You've probably noticed this tool that's sort of hanging out near the top of the Waveform Editor. This is the Amplitude Adjustment tool, and it allows you to increase or decrease the loudness of a selection you have made. Now, in some cases, you may want to increase or decrease the volume of the entire clip, in which case, simply click anywhere over the graph or dial or text here and drag left or right. And while you're dragging, you get a real-time representation of how much you're increasing or decreasing the amplitude as the waveform grows and shrinks. So maybe I want to increase the amplitude to about 4 dB. So there's 4.2 dB right there.
I release and Audition takes a moment to make my change, and there it is. Now, you might have noticed that when I released my mouse, the Amplitude setting went back to 0 dB. It does this in case I want to make further adjustments, and that way I can know how much I'm increasing or decreasing the amplitude from the current level. As with all yellow underlined text, I can click on that number, and I can type in a value. So if I wanted to take this back down to its original level, I could type -4.2 dB, press Return, and there it is. Now, as I mentioned, the Amplitude tool works for whatever you have selected.

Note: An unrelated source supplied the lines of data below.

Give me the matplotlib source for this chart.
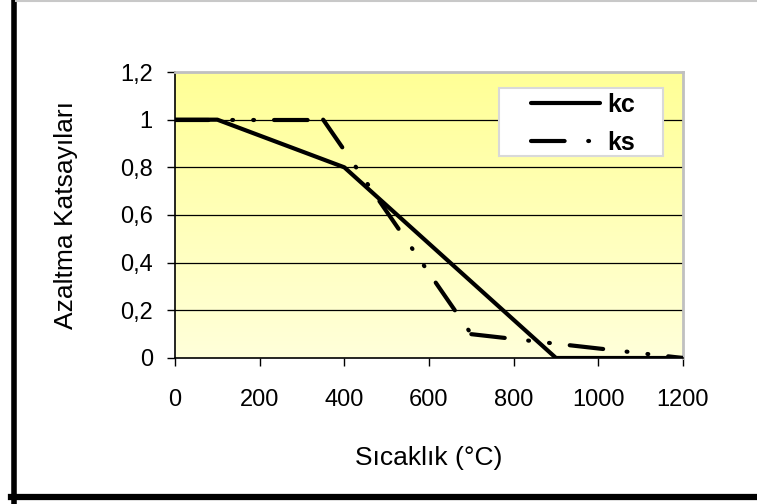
import numpy as np
import matplotlib.pyplot as plt
from matplotlib.lines import Line2D
from matplotlib.patches import Rectangle

plt.rcParams['font.family'] = ['Liberation Sans', 'DejaVu Sans']
plt.rcParams['lines.scale_dashes'] = False

# data
temp_kc = [0, 100, 400, 900, 1200]
kc = [1.0, 1.0, 0.8, 0.0, 0.0]
temp_ks = [0, 350, 700, 1200]
ks = [1.0, 1.0, 0.1, 0.0]

xticks = [0, 200, 400, 600, 800, 1000, 1200]
yticks = [0, 0.2, 0.4, 0.6, 0.8, 1.0, 1.2]
ylabels = ['0', '0,2', '0,4', '0,6', '0,8', '1', '1,2']

FS = 17
LW = 3.0
ks_dash = (24.2, 17.0, 0.6, 14.5, 0.6, 14.4)

fig = plt.figure(figsize=(7.57, 5.04), dpi=100)
ax = fig.add_axes([175 / 757, 1 - 358 / 504, 508 / 757, 286 / 504])

# yellow gradient background
grad = np.linspace(0, 1, 256)[:, None]
top = np.array([255, 255, 150]) / 255
bot = np.array([255, 255, 218]) / 255
img = bot + (top - bot) * grad
img = np.repeat(img[:, None, :], 2, axis=1)
ax.imshow(img, extent=[0, 1200, 0, 1.2], origin='lower', aspect='auto', zorder=0)

ax.set_xlim(0, 1200)
ax.set_ylim(0, 1.2)

for y in yticks[1:-1]:
    ax.axhline(y, color='black', lw=0.9, zorder=1)

ax.plot(temp_kc, kc, color='black', lw=LW, solid_capstyle='round', zorder=3)

# Excel restarts the dash pattern at every point of the series
for i in range(len(temp_ks) - 1):
    ax.plot(temp_ks[i:i + 2], ks[i:i + 2], color='black', lw=LW,
            dashes=ks_dash, dash_capstyle='round', zorder=3)

ax.set_xticks(xticks)
ax.set_xticklabels([str(t) for t in xticks], fontsize=FS)
ax.set_yticks(yticks)
ax.set_yticklabels(ylabels, fontsize=FS)
ax.tick_params(axis='x', direction='out', length=6, width=1, pad=16)
ax.tick_params(axis='y', direction='out', length=6, width=1, pad=10)

for s in ['left', 'bottom']:
    ax.spines[s].set_color('black')
    ax.spines[s].set_linewidth(1.2)
for s in ['top', 'right']:
    ax.spines[s].set_color('#c0c0c0')
    ax.spines[s].set_linewidth(2)

ax.set_xlabel('Sıcaklık (°C)', fontsize=19)
ax.xaxis.set_label_coords(0.5, -(446 - 358) / 286)
ax.set_ylabel('Azaltma Katsayıları', fontsize=19)
ax.yaxis.set_label_coords(-(175 - 78) / 508, 0.5)

# legend box
ax.add_patch(Rectangle(((499 - 175) / 508, (358 - 156) / 286), 164 / 508, 68 / 286,
                       transform=ax.transAxes, facecolor='white',
                       edgecolor='#d9d9d9', lw=1.5, zorder=4))
handles = [
    Line2D([0], [0], color='black', lw=LW, solid_capstyle='round'),
    Line2D([0], [0], color='black', lw=LW, dashes=ks_dash, dash_capstyle='round'),
]
leg = ax.legend(handles, ['kc', 'ks'], loc='center',
                bbox_to_anchor=((583 - 175) / 508, (358 - 124) / 286),
                frameon=False, prop={'weight': 'bold', 'size': 18},
                handlelength=2.75, handletextpad=0.3, labelspacing=0.55)
leg.set_zorder(5)

# outer frame of the picture
fig.add_artist(Line2D([13.5 / 757, 13.5 / 757], [0, 1], color='black', lw=4,
                      transform=fig.transFigure))
fig.add_artist(Line2D([11 / 757, 1], [1 - 497 / 504, 1 - 497 / 504], color='black', lw=4.5,
                      transform=fig.transFigure))
fig.add_artist(Line2D([16 / 757, 1], [1 - 1 / 504, 1 - 1 / 504], color='#c8c8c8', lw=1.5,
                      transform=fig.transFigure))

fig.savefig('out.png', dpi=100)
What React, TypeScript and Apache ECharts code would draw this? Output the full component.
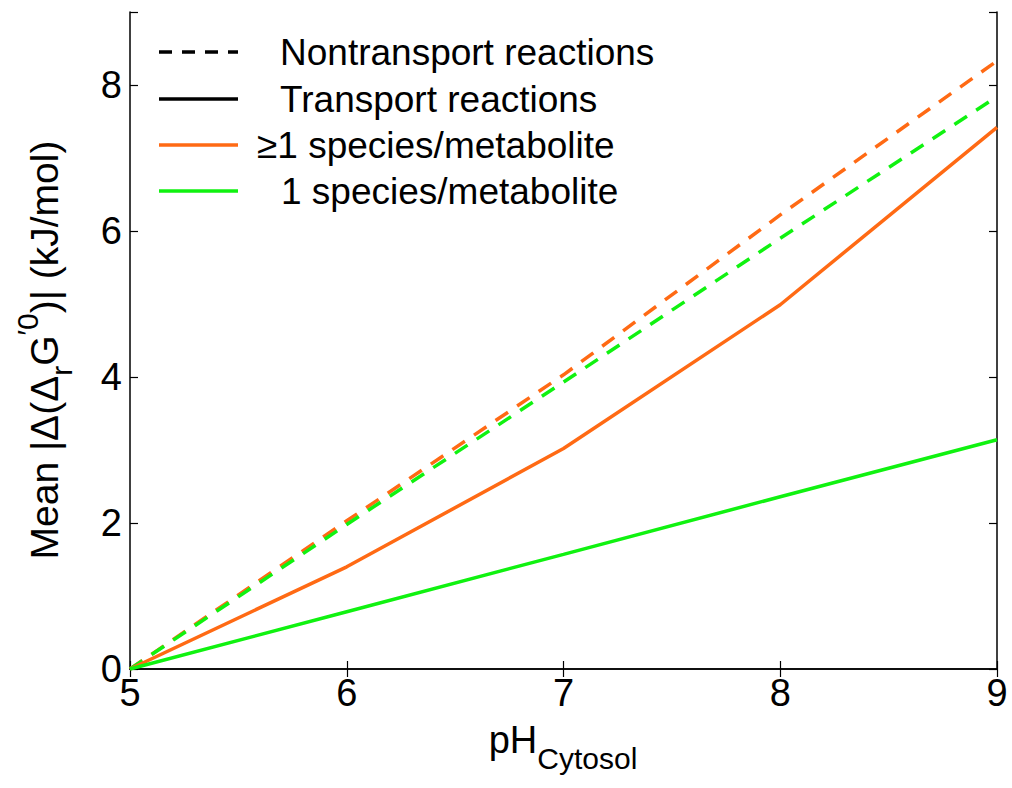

If you don't have anything selected, it adjusts the entire clip, but if you only want to increase or decrease the volume of a certain section, first make your selection and then change the amplitude. And as you can see, only the contents within that selection are then changing. I'm just going to undo that. Also notice how the tool stays centered within my selection as I'm making it. It's just dropping to wherever I'm making my selection. That can be useful if you're making a bunch of selections and you don't want to have to keep moving your mouse back to the center of the screen.
Now, there's a Pin icon right here. Just drag it over here, for example. If I click that pin, I'm pinning this Amplitude Adjustment tool to its current location, which is what you can do when you don't want it to move. So now, as I make my selections, it stays in one place. And you're also free to drag this tool around anywhere else within the editor that's convenient to you. And as long as the pin is selected there, it'll stay pinned to whatever location you drag it to. If you unpin it, it'll start jumping to your selection again. Now, when it comes to adjusting amplitude, you should always keep an eye on the level meter down here.
As a general rule, don't increase your volume to the point where these two indicators at the end here turn red. Just to give you an example... (male speaker: --for a character. After that, we'll take a look at inverse kinematics and the various inverse kinematics tools as well--) This indicates that your level has clipped, and you probably heard a little bit of distortion that appeared when I drag the levels too high. The reason these stay red is because you might not always notice of a portion of your recording has clipped. It might just be a split second. So when you do glance down here, you'll know that something was too loud at some point. You can go back through and try to find the problem.
You can turn these red lights off again just by clicking them, and I'm just going to undo my last change here. All right, so that's the Amplitude Adjustment tool for increasing or decreasing the volume of selections you make in your waveform.